Being exposed to dozens of clearly distinct cultures over the prior 12 years of globe-trotting, my digital nomad noggin’ realizes how changing culture appears to be hard.
The reason?
Thinking seems exhausting in a sleepy-minded world.
Changing collective consciousness among millions of minds seems almost impossible because influencing that many minds to change values – sometimes radically – takes some serious mental mojo, to reflect accurately how the value will change lives for the better.
Factor in the past-focused “it’s always been that way, it’s what I’m used to, it’s what I’m comfortable with” level of thinking common to humanity and you seem to have a Herculean task to change thinking, values and culture at a level of scale.
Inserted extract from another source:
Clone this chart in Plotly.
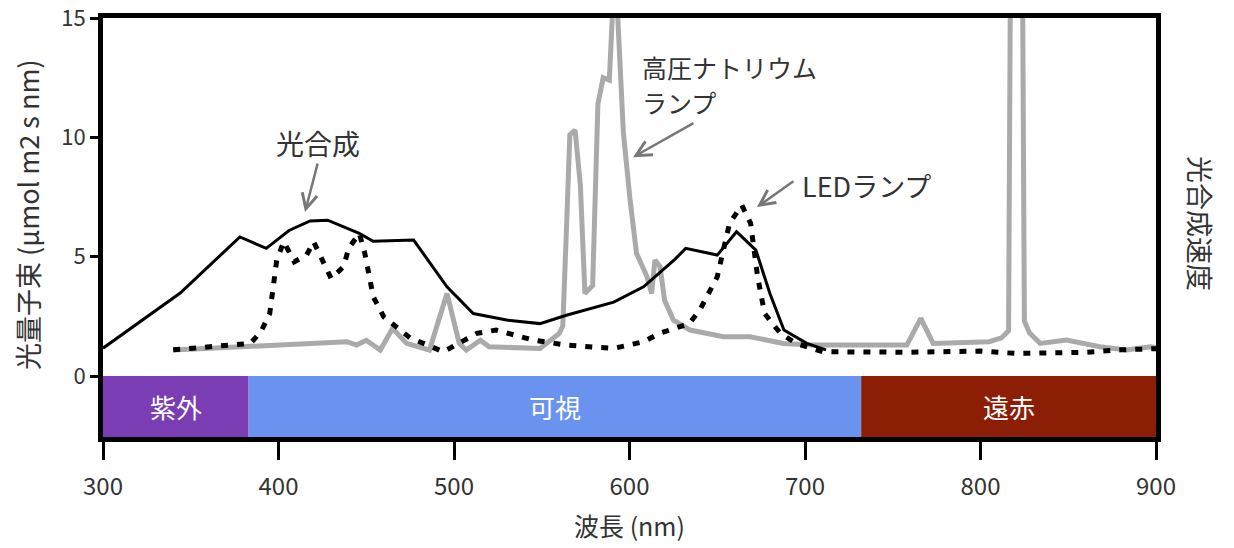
import plotly.graph_objects as go

# ---- data ----
photo_x = [300, 344, 378, 393, 406, 418, 428, 446, 454, 477, 496, 511, 530, 549, 564, 591, 608, 621, 626, 632, 650, 661, 672, 680, 688, 701, 712]
photo_y = [1.17, 3.48, 5.83, 5.35, 6.1, 6.5, 6.53, 5.98, 5.65, 5.7, 3.74, 2.62, 2.35, 2.2, 2.55, 3.1, 3.74, 4.58, 4.9, 5.35, 5.07, 6.05, 5.28, 3.46, 1.93, 1.37, 1.1]

led_x = [340, 384, 390, 395, 399, 403, 409, 416, 420, 425, 430, 437, 440, 446, 449, 454, 460, 475, 494, 513, 524, 545, 564, 591, 608, 617, 634, 640, 650, 657, 664, 669, 673, 677, 686, 695, 710, 760, 800, 820, 840, 860, 880, 900]
led_y = [1.1, 1.37, 1.86, 2.62, 4.86, 5.63, 4.79, 5.07, 5.63, 4.86, 4.09, 4.58, 5.35, 5.98, 5.21, 3.32, 2.48, 1.6, 1.02, 1.79, 1.93, 1.51, 1.3, 1.16, 1.44, 1.79, 2.2, 2.76, 4.16, 6.4, 7.16, 6.4, 4.16, 2.62, 1.79, 1.37, 1.02, 1.0, 1.05, 0.95, 0.95, 1.0, 1.1, 1.15]

na_x = [340, 384, 429, 439, 444.5, 450, 458, 465, 473, 486, 496, 503, 507, 515, 520, 549, 560, 562, 564, 566, 569, 572, 574.6, 579, 582, 585, 588.5, 590.5, 593, 596.5, 600.3, 604, 610, 612.6, 614.5, 617.4, 620, 625, 634.5, 653.5, 668.7, 687.6, 705, 758, 766, 773, 805, 812, 816, 817, 824, 825, 828, 834, 849, 868, 883, 897, 900]
na_y = [1.09, 1.23, 1.37, 1.44, 1.3, 1.5, 1.09, 2.0, 1.37, 1.09, 3.46, 1.37, 1.09, 1.5, 1.23, 1.16, 1.79, 2.1, 6.0, 10.1, 10.3, 8.0, 3.46, 3.8, 11.4, 12.5, 12.4, 15.5, 15.5, 10.2, 7.4, 5.14, 4.16, 3.46, 4.86, 4.58, 3.18, 2.35, 1.93, 1.65, 1.65, 1.37, 1.3, 1.3, 2.42, 1.37, 1.44, 1.6, 1.9, 16, 16, 2.3, 1.8, 1.37, 1.51, 1.23, 1.09, 1.23, 1.2]

band_start = [300, 383, 732]
band_end = [383, 732, 900]
band_labels = ["紫外", "可視", "遠赤"]
band_colors = ["#7a3db3", "#6a93f0", "#8b1e05"]
band_bottom = -2.55

x_ticks = [300, 400, 500, 600, 700, 800, 900]
y_ticks = [0, 5, 10, 15]

FONT = "Noto Sans CJK JP"
TXT = "#333333"
ARROW = "#777777"

fig = go.Figure()
fig.add_trace(go.Scatter(x=na_x, y=na_y, mode="lines", line=dict(color="#aaaaaa", width=5), name="高圧ナトリウムランプ"))
fig.add_trace(go.Scatter(x=photo_x, y=photo_y, mode="lines", line=dict(color="black", width=3), name="光合成"))
fig.add_trace(go.Scatter(x=led_x, y=led_y, mode="lines", line=dict(color="black", width=5, dash="7px,9px"), name="LEDランプ"))

shapes = []
annotations = []
for s, e, lab, c in zip(band_start, band_end, band_labels, band_colors):
    shapes.append(dict(type="rect", xref="x", yref="y", x0=s, x1=e, y0=band_bottom, y1=0,
                       fillcolor=c, line=dict(width=0), layer="below"))
    annotations.append(dict(x=(s + e) / 2, y=band_bottom / 2, xref="x", yref="y", text=lab,
                            showarrow=False, font=dict(family=FONT, size=26, color="white")))

# text labels
annotations += [
    dict(x=422.5, y=9.75, xref="x", yref="y", text="光合成", showarrow=False,
         font=dict(family=FONT, size=28, color=TXT)),
    dict(x=606, y=12.95, xref="x", yref="y", text="高圧ナトリウム", showarrow=False,
         xanchor="left", yanchor="middle", font=dict(family=FONT, size=25, color=TXT)),
    dict(x=606, y=11.5, xref="x", yref="y", text="ランプ", showarrow=False,
         xanchor="left", yanchor="middle", font=dict(family=FONT, size=25, color=TXT)),
    dict(x=697, y=8.0, xref="x", yref="y", text="LEDランプ", showarrow=False,
         xanchor="left", font=dict(family=FONT, size=27, color=TXT)),
    dict(x=1.042, y=0.51, xref="paper", yref="paper", text="光合成速度", showarrow=False,
         xanchor="center", yanchor="middle",
         textangle=90, font=dict(family=FONT, size=27, color=TXT)),
    dict(x=-0.0712, y=0.53, xref="paper", yref="paper", text="光量子束 (µmol m2 s nm)", showarrow=False,
         xanchor="center", yanchor="middle",
         textangle=-90, font=dict(family=FONT, size=27, color=TXT)),
]
# arrows
for tx, ty, axp, ayp in [(415.1, 6.87, 13, -50), (602, 9.17, 62, -35), (672.6, 7.08, 38, -27)]:
    annotations.append(dict(x=tx, y=ty, xref="x", yref="y", ax=axp, ay=ayp, text="",
                            showarrow=True, arrowhead=5, arrowsize=1.2, arrowwidth=2.5,
                            arrowcolor=ARROW))

fig.update_layout(
    width=1234, height=548,
    margin=dict(l=103, r=78, t=18, b=111, autoexpand=False),
    plot_bgcolor="white", paper_bgcolor="white",
    showlegend=False,
    shapes=shapes, annotations=annotations,
    font=dict(family=FONT, color=TXT),
)
fig.update_xaxes(range=[300, 900], tickvals=x_ticks, ticks="outside", ticklen=18, tickwidth=3,
                 tickcolor="black", showline=True, linecolor="black", linewidth=5, mirror=True,
                 showgrid=False, zeroline=False, automargin=False, ticklabeloverflow="allow",
                 ticklabelstandoff=6,
                 tickfont=dict(family=FONT, size=24, color=TXT),
                 title=dict(text="波長 (nm)", font=dict(family=FONT, size=25, color=TXT), standoff=19))
fig.update_yaxes(range=[band_bottom, 15], tickvals=y_ticks, ticks="outside", ticklen=8, tickwidth=3,
                 tickcolor="black", showline=True, linecolor="black", linewidth=5, mirror=True,
                 showgrid=False, zeroline=False, automargin=False, ticklabeloverflow="allow",
                 tickfont=dict(family=FONT, size=22, color=TXT))

fig.write_html("out.html", config={"displayModeBar": False},
               post_script="document.body.style.margin='0';document.body.style.padding='0';document.body.style.overflow='hidden';")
For a practical example, imagine telling a NYC resident how the way to get $1.50 subway rides on an impossibly clean, technologically-advanced subway, traversing through spit-shine clean stations, running with military efficiency, means devoting more government funding (aka what people pay out of their income yearly) to subways / public transport and less to what each currently values.
Outrage!
That is one reason why sewer rats retch on the 3rd rail and climb into the sewer as the penthouse alternative rather than be exposed to the average NYC subway platform.
NYC subways can be as clean as Incheon’s but the value-shift ain’t happened, yet.
On the flip side, even though the weather here has been quite nice so far, air pollution is an issue in this region of Korea. Valuing aggressive economic growth culturally creates hazy or smoggy days sometimes as a reflection of that value.
Why I Love Being a Digital Nomad
People who do not travel sometimes follow my blog.
I love being a digital nomad to help non-travelers to challenge their thinking and to perhaps change their values to improve the quality of their lives.
How?
I share my experiences to give you guys mind-opening facts about the spots where I travel.
I paid $8 USD for a 40 minute bus ride from NJ to NYC before becoming a full time digital nomad. Here I pay $1.50 USD for a 90 minute bus ride from Incheon to the border with North Korea.
That opens my mind and it also opens the minds of those who live in NJ and will likely never travel to Korea.
Or, you may travel to Korea after you realize that traveling is not expensive if you know how to travel.
Blogging From Paradise can be a:
“Wow; I never knew that?!”
type of resource for non-travelers who become digital nomads or who value their home country, home state and home city in a different light after learning what the world really has to offer.
For example, many US citizens highly value national security and seed government funding which sometimes disappears in the trillions of dollars. Where’d it go? HA!
Potentially, you may value national security a tiny bit less, the loss funding more, and $1.50 subway rides on a world class system more the next time you consider US culture and quality of life.
Refrain from comparisons folks.
Simply awaken your mind and open it up a bit to appreciate that I want to be a traveling guinea pig who reveals that every nation can be far better than what it is when we learn to share, to collaborate and to be transparent.
No Utopia Exists in the World
Switching up cultural values, NYC’ers are expressive, engaging and truthful to a fault. What you see is what you get. Guess work in communicating with someone from NYC or my native, Northern New Jersey is not required. Plus, even amid some rare crotchety folk here and there, NYC folks are helpful, kind and really do have a big heart.
Korea has far and away the highest suicide rate of developed countries in the world. Repression is a cultural norm. Koreans are really nice but digging down beneath the outer shell proves tough because emotional expression or frank discussions are not a thing, here. People are more closed off and private.
Again guys; this is not good or bad, right or wrong or a comparison.
I share to demonstrate how collective thinking creates values and culture.
This mind-opening aspect of being a digital nomad has helped me and I hope to help expand your awareness by sharing my travel experiences with you, fellow digital nomads and home bodies, alike.